> **Task details**:
Exactly as written, write out the lines below from the first to the one containing "import pandas as pd", inclusive. Pictures do not belong in the copy.
--------------------------------
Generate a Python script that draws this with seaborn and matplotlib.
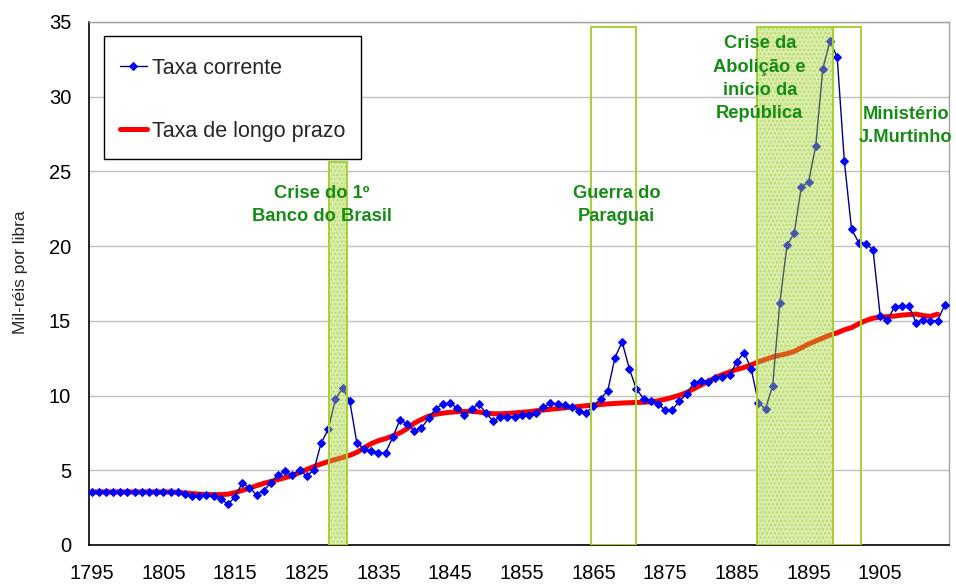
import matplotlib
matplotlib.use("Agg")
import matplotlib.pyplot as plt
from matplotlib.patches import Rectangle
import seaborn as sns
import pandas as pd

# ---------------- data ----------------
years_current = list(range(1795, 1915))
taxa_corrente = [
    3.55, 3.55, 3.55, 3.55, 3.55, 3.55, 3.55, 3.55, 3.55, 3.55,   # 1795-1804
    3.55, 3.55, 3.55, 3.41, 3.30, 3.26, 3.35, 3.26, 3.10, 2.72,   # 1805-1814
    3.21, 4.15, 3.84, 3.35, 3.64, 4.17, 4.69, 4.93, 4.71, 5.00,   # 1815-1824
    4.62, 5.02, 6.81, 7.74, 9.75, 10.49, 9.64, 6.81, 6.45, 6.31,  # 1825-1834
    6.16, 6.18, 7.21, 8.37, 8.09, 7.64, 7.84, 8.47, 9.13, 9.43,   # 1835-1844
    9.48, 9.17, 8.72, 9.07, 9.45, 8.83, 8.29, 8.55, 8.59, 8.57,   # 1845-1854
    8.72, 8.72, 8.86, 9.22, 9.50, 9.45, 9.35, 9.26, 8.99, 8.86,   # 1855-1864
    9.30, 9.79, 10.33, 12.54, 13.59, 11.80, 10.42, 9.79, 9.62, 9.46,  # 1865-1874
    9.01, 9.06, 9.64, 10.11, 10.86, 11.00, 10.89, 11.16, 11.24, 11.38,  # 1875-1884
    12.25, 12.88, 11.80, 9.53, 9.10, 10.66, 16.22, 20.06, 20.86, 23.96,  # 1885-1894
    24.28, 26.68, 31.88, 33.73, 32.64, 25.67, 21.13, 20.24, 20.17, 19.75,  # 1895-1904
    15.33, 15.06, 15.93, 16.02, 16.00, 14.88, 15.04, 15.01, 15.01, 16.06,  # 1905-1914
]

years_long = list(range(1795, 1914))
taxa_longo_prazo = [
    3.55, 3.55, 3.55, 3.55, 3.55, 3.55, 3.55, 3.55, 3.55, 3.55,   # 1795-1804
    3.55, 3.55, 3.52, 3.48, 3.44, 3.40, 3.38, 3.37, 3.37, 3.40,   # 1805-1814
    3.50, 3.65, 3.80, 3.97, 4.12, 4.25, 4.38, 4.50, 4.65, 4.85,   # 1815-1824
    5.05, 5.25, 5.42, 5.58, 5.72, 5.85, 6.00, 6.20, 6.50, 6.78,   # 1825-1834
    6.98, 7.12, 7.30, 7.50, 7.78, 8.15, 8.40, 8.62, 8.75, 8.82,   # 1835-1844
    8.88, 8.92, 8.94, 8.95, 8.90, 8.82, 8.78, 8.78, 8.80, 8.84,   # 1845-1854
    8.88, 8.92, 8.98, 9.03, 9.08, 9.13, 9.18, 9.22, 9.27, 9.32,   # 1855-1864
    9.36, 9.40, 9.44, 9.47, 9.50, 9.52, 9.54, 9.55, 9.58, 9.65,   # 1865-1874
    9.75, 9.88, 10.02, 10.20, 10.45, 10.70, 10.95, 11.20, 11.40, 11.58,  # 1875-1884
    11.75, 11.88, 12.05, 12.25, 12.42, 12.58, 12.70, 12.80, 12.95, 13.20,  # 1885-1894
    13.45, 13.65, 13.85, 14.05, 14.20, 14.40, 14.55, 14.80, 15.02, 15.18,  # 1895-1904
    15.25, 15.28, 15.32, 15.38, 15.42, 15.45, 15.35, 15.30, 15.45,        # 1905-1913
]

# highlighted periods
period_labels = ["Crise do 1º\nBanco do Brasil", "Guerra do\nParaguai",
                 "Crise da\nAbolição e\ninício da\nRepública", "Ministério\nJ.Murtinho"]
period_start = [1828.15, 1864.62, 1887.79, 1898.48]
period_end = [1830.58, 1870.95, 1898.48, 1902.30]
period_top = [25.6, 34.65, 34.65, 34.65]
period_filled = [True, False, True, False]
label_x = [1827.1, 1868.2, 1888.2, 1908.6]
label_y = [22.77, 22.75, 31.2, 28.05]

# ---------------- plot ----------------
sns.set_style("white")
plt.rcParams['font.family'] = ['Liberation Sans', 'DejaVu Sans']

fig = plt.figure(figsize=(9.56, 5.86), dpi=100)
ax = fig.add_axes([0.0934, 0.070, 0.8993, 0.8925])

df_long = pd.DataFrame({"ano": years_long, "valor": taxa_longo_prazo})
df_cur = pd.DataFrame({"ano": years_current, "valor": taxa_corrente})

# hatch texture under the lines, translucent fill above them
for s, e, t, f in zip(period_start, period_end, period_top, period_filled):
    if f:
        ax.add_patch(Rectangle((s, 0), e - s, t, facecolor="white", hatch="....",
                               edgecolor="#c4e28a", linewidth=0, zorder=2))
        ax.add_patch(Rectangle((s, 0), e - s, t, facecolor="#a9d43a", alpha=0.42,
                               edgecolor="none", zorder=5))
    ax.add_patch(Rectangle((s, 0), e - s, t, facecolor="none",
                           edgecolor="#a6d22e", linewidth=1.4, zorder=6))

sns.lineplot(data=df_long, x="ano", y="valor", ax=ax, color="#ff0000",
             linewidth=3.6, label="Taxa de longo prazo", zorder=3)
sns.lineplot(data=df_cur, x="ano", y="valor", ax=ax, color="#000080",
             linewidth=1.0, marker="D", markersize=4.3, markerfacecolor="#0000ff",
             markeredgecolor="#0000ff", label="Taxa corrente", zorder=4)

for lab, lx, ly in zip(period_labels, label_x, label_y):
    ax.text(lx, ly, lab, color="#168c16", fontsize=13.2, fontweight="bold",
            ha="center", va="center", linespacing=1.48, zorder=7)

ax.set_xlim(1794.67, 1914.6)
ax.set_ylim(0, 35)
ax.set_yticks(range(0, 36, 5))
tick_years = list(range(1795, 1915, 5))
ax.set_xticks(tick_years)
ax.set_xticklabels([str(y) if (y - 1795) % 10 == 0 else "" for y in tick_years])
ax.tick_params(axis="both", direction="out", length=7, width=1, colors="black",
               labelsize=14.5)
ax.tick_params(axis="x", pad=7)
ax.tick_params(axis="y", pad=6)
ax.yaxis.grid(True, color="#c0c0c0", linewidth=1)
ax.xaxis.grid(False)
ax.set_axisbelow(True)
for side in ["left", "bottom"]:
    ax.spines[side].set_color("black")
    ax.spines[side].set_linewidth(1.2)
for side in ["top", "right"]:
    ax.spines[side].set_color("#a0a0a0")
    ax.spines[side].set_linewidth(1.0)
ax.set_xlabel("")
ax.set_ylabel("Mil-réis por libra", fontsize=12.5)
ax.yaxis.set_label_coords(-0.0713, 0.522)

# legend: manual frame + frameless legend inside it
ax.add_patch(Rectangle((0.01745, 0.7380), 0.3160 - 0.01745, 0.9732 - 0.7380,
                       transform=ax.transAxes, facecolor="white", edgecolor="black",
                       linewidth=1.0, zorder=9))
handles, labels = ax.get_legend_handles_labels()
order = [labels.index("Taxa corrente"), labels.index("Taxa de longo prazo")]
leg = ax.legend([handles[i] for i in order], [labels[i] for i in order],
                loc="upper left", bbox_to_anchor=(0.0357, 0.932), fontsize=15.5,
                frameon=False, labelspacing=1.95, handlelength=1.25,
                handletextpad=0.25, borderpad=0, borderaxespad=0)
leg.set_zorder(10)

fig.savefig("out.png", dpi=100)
--------------------------------
> **Written reply**:
Generate a Python script that draws this with seaborn and matplotlib.
import matplotlib
matplotlib.use("Agg")
import matplotlib.pyplot as plt
from matplotlib.patches import Rectangle
import seaborn as sns
import pandas as pd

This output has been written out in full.